For those still distraught about Pluto's demotion from full-fledged planet to dwarf, the battle is not over. The former planet has made some powerful allies who believe their discoveries will convince astronomers to bring Pluto back into the planetary fold.
Many of us who grew up learning about the nine planets took Pluto's reclassification hard, championing it as a celestial underdog. Meanwhile, astronomers were left to grapple with the question of what defines a planet as such. Mark Sykes of the Planetary Science Institute in Tucson, Arizona, suggests that Pluto's demotion by the International Astronomical Union (IAU) stems from a misconception that full-fledged planets are somehow unusual:
"We are [now] in the midst of a conceptual revolution," he says. "We are shaking off the last vestiges of the mythological view of planets as special objects in the sky - and the idea that there has to be a small number of them because they're special."
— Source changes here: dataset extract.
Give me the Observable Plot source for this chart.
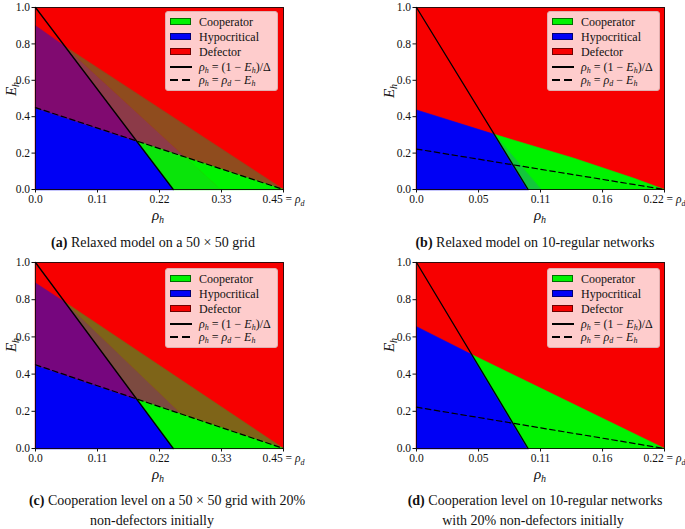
<!DOCTYPE html>
<html><head><meta charset="utf-8">
<script src="https://cdn.jsdelivr.net/npm/d3@7"></script>
<script src="https://cdn.jsdelivr.net/npm/@observablehq/plot@0.6"></script>
<style>
body{margin:0;background:#fff;font-family:"Liberation Serif","Times New Roman","DejaVu Serif",serif;color:#111}
#fig{position:relative;width:685px;height:529px;overflow:hidden;background:#fff;font-family:"Liberation Serif","Times New Roman","DejaVu Serif",serif}
.panel{position:absolute}
.ov{position:absolute;transform:translate(-50%,-50%);white-space:nowrap}
.axl{font-size:15px}
.axl sub{font-size:10px;vertical-align:-3px;line-height:0}
.legend{position:absolute;background:rgba(255,255,255,0.8);border:1px solid #e0b0b0;border-radius:3px;font-size:12px;box-sizing:border-box}
.row{position:absolute;left:0;height:14px;line-height:14px;width:100%}
.sw{position:absolute;left:4px;top:3.5px;width:21px;height:7px;box-sizing:border-box;border:1px solid rgba(0,0,0,0.55)}
.ln{position:absolute;left:4px;top:6px;width:22px;height:2px;background:#000}
.ln.d{background:repeating-linear-gradient(90deg,#000 0 8px,transparent 8px 12px)}
.lt{position:absolute;left:33px;top:0}
.lt sub{font-size:8px;vertical-align:-2px;line-height:0}
.cap{font-size:14px}
</style></head>
<body><div id="fig"></div>
<script>
// colours
const RED = "#f70000", BLUE = "#0000f5", GREEN = "#00f200";
const SERIF = "'Liberation Serif', 'Times New Roman', 'DejaVu Serif', serif";

// axis ticks
const yTicks = [0, 0.2, 0.4, 0.6, 0.8, 1.0];
const yTickLabels = ["0.0", "0.2", "0.4", "0.6", "0.8", "1.0"];
const xTicksGrid = [0, 0.1125, 0.225, 0.3375, 0.45];
const xTickLabelsGrid = ["0.0", "0.11", "0.22", "0.33", "0.45 ="];
const xTicksReg = [0, 0.0556, 0.1111, 0.1667, 0.2222];
const xTickLabelsReg = ["0.0", "0.05", "0.11", "0.16", "0.22 ="];

// reference lines  [rho_h, E_h]
const solidGrid = [[0, 1], [0.25, 0]];
const dashedGrid = [[0, 0.45], [0.45, 0]];
const solidReg = [[0, 1], [0.1, 0]];
const dashedReg = [[0, 0.2222], [0.2222, 0]];

// panel (a) regions
const aDefector = [[0, 0], [0.45, 0], [0.45, 1], [0, 1]];
const aBlue = [[0, 0], [0, 0.45], [0.1833, 0.2667], [0.25, 0]];
const aPurple = [[0, 0.45], [0, 0.9], [0.054, 0.785], [0.1833, 0.2667]];
const aMauve = [[0.054, 0.785], [0.1833, 0.2667], [0.2717, 0.1783]];
const aBrown = [[0.054, 0.785], [0.2717, 0.1783], [0.45, 0]];
const aGreenDark = [[0.25, 0], [0.1833, 0.2667], [0.2717, 0.1783], [0.336, 0]];
const aGreenLight = [[0.336, 0], [0.2717, 0.1783], [0.45, 0]];

// panel (b) regions
const bDefector = [[0, 0], [0.2222, 0], [0.2222, 1], [0, 1]];
const bBlue = [[0, 0], [0, 0.437], [0.0697, 0.303], [0.1, 0]];
const bGreen = [[0.0697, 0.303], [0.141, 0.172], [0.1947, 0.062], [0.2222, 0], [0.1, 0]];
const bGreenDark = [[0.0697, 0.303], [0.1, 0], [0.1115, 0]];

// panel (c) regions
const cDefector = [[0, 0], [0.45, 0], [0.45, 1], [0, 1]];
const cBlue = [[0, 0], [0, 0.45], [0.1833, 0.2667], [0.25, 0]];
const cPurple = [[0, 0.45], [0, 0.89], [0.054, 0.785], [0.1833, 0.2667]];
const cDarkBrown = [[0.054, 0.785], [0.1833, 0.2667], [0.265, 0.185]];
const cOlive = [[0.054, 0.785], [0.265, 0.185], [0.45, 0]];
const cGreen = [[0.25, 0], [0.1833, 0.2667], [0.45, 0]];

// panel (d) regions
const dDefector = [[0, 0], [0.2222, 0], [0.2222, 1], [0, 1]];
const dBlue = [[0, 0], [0, 0.655], [0.0495, 0.505], [0.1, 0]];
const dGreen = [[0.0495, 0.505], [0.2222, 0], [0.1, 0]];

const captions = {
  a: ["<b>(a)</b> Relaxed model on a 50 × 50 grid"],
  b: ["<b>(b)</b> Relaxed model on 10-regular networks"],
  c: ["<b>(c)</b> Cooperation level on a 50 × 50 grid with 20%", "non-defectors initially"],
  d: ["<b>(d)</b> Cooperation level on 10-regular networks", "with 20% non-defectors initially"]
};

const fig = document.getElementById("fig");

function makePanel(p) {
  const marks = p.regions.map(r => Plot.line(r[0], {
    x: d => d[0], y: d => d[1], fill: r[1], stroke: r[1], strokeWidth: 0.6, curve: "linear-closed"
  }));
  marks.push(Plot.line(p.solid, {x: d => d[0], y: d => d[1], stroke: "black", strokeWidth: 1.3}));
  marks.push(Plot.line(p.dashed, {x: d => d[0], y: d => d[1], stroke: "black", strokeWidth: 1.2, strokeDasharray: "5.5,3.5"}));
  marks.push(Plot.frame({stroke: "black", strokeWidth: 0.8}));
  marks.push(Plot.axisX({ticks: p.xTicks, tickFormat: d => p.xLabels[p.xTicks.indexOf(d)], tickSize: 3.5, tickPadding: 1.5, label: null, fontFamily: SERIF}));
  marks.push(Plot.axisY({ticks: yTicks, tickFormat: d => yTickLabels[yTicks.indexOf(d)], tickSize: 3.5, tickPadding: 2, label: null, fontFamily: SERIF}));
  const svg = Plot.plot({
    width: p.width, height: 230,
    marginLeft: p.ml, marginRight: p.mr, marginTop: p.mt, marginBottom: p.mb,
    x: {domain: p.xDomain}, y: {domain: [0, 1]},
    style: {fontFamily: SERIF, fontSize: "11.5px", background: "transparent", color: "#111", overflow: "visible"},
    marks
  });
  d3.select(svg).selectAll('g[aria-label="x-axis tick label"] text').each(function () {
    if (this.textContent.trim().endsWith("=")) {
      const t = this.textContent.trim();
      this.textContent = t + " ";
      d3.select(this).append("tspan").attr("font-style", "italic").text("ρ");
      d3.select(this).append("tspan").attr("font-style", "italic").attr("font-size", "8px").attr("dy", "3").text("d");
    }
  });
  const div = document.createElement("div");
  div.className = "panel";
  div.style.left = p.left + "px";
  div.style.top = p.top + "px";
  div.appendChild(svg);
  fig.appendChild(div);

  // axis labels
  const yl = document.createElement("div");
  yl.className = "ov axl";
  yl.style.left = p.ylab[0] + "px"; yl.style.top = p.ylab[1] + "px";
  yl.style.transform = "translate(-50%,-50%) rotate(-90deg)";
  yl.innerHTML = "<i>E</i><sub><i>h</i></sub>";
  fig.appendChild(yl);
  const xl = document.createElement("div");
  xl.className = "ov axl";
  xl.style.left = p.xlab[0] + "px"; xl.style.top = p.xlab[1] + "px";
  xl.innerHTML = "<i>ρ</i><sub><i>h</i></sub>";
  fig.appendChild(xl);

  // legend
  const lg = document.createElement("div");
  lg.className = "legend";
  lg.style.left = p.leg[0] + "px"; lg.style.top = p.leg[1] + "px";
  lg.style.width = "113px"; lg.style.height = "80px";
  const rows = [
    [`<div class="sw" style="background:${GREEN}"></div>`, "Cooperator"],
    [`<div class="sw" style="background:${BLUE}"></div>`, "Hypocritical"],
    [`<div class="sw" style="background:${RED}"></div>`, "Defector"],
    [`<div class="ln"></div>`, "<i>ρ</i><sub><i>h</i></sub> = (1 − <i>E</i><sub><i>h</i></sub>)/Δ"],
    [`<div class="ln d"></div>`, "<i>ρ</i><sub><i>h</i></sub> = <i>ρ</i><sub><i>d</i></sub> − <i>E</i><sub><i>h</i></sub>"]
  ];
  const rowTops = [2.5, 17.5, 32.5, 47.5, 61];
  rows.forEach((r, i) => {
    const rw = document.createElement("div");
    rw.className = "row";
    rw.style.top = rowTops[i] + "px";
    rw.innerHTML = r[0] + `<div class="lt">${r[1]}</div>`;
    lg.appendChild(rw);
  });
  fig.appendChild(lg);

  // caption
  p.cap.forEach((line, i) => {
    const c = document.createElement("div");
    c.className = "ov cap";
    c.style.left = p.capPos[i][0] + "px"; c.style.top = p.capPos[i][1] + "px";
    c.innerHTML = line;
    fig.appendChild(c);
  });
}

makePanel({
  left: 0, top: 0, width: 340, ml: 35, mr: 57, mt: 7, mb: 41,
  xDomain: [0, 0.45], xTicks: xTicksGrid, xLabels: xTickLabelsGrid,
  regions: [[aDefector, RED], [aBlue, BLUE], [aPurple, "#800a70"], [aMauve, "#8c3a48"], [aBrown, "#8f4c1e"], [aGreenDark, "#0ae40a"], [aGreenLight, GREEN]],
  solid: solidGrid, dashed: dashedGrid,
  ylab: [11, 89], xlab: [158, 215], leg: [165, 11],
  cap: captions.a, capPos: [[153, 243]]
});
makePanel({
  left: 340, top: 0, width: 345, ml: 76, mr: 21, mt: 7, mb: 41,
  xDomain: [0, 0.2222], xTicks: xTicksReg, xLabels: xTickLabelsReg,
  regions: [[bDefector, RED], [bBlue, BLUE], [bGreen, GREEN], [bGreenDark, "#14c63c"]],
  solid: solidReg, dashed: dashedReg,
  ylab: [389, 91], xlab: [540, 215], leg: [547, 11],
  cap: captions.b, capPos: [[535, 243]]
});
makePanel({
  left: 0, top: 255, width: 340, ml: 35, mr: 57, mt: 7, mb: 37,
  xDomain: [0, 0.45], xTicks: xTicksGrid, xLabels: xTickLabelsGrid,
  regions: [[cDefector, RED], [cBlue, BLUE], [cPurple, "#76067e"], [cDarkBrown, "#7c4a40"], [cOlive, "#7e6418"], [cGreen, GREEN]],
  solid: solidGrid, dashed: dashedGrid,
  ylab: [11, 345], xlab: [158, 474], leg: [165, 268],
  cap: captions.c, capPos: [[167, 501], [152, 521]]
});
makePanel({
  left: 340, top: 255, width: 345, ml: 76, mr: 21, mt: 7, mb: 37,
  xDomain: [0, 0.2222], xTicks: xTicksReg, xLabels: xTickLabelsReg,
  regions: [[dDefector, RED], [dBlue, BLUE], [dGreen, GREEN]],
  solid: solidReg, dashed: dashedReg,
  ylab: [389, 345], xlab: [540, 474], leg: [547, 268],
  cap: captions.d, capPos: [[535, 501], [533, 521]]
});
</script>
</body></html>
As we learn more about Pluto and about objects outside our solar system, astronomers may well learn that the other eight solar planets have much more in common with Pluto than with other celestial bodies that exceed it in size:
Sykes believes that missions currently en route to Pluto and the asteroid Ceres, which orbits the sun between Mars and Jupiter, will reveal these dwarf planets as active and intricate worlds. Meanwhile, astronomers may find distant objects as large as Earth which the IAU would not define as planets.
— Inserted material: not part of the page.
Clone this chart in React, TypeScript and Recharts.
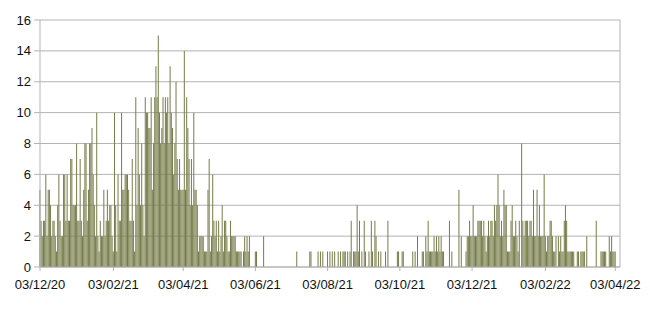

This leaves many astronomers clamoring for the view that any planet large enough to be pulled into a sphere by its own gravity should be considered a planet. By this definition, not only would Pluto be a planet, so would Ceres, Haumea, Makemake, and Eris, all currently considered dwarfs.
Although the International Astronomical Union, which classifies celestial bodies, convenes this year for the first time since Pluto's demotion, its chief does not expect any challenges to Pluto's status. But in 2015, NASA's New Horizons missions will reach Pluto, giving us our first up-close look at the sphere, and perhaps making Pluto the little planet that could.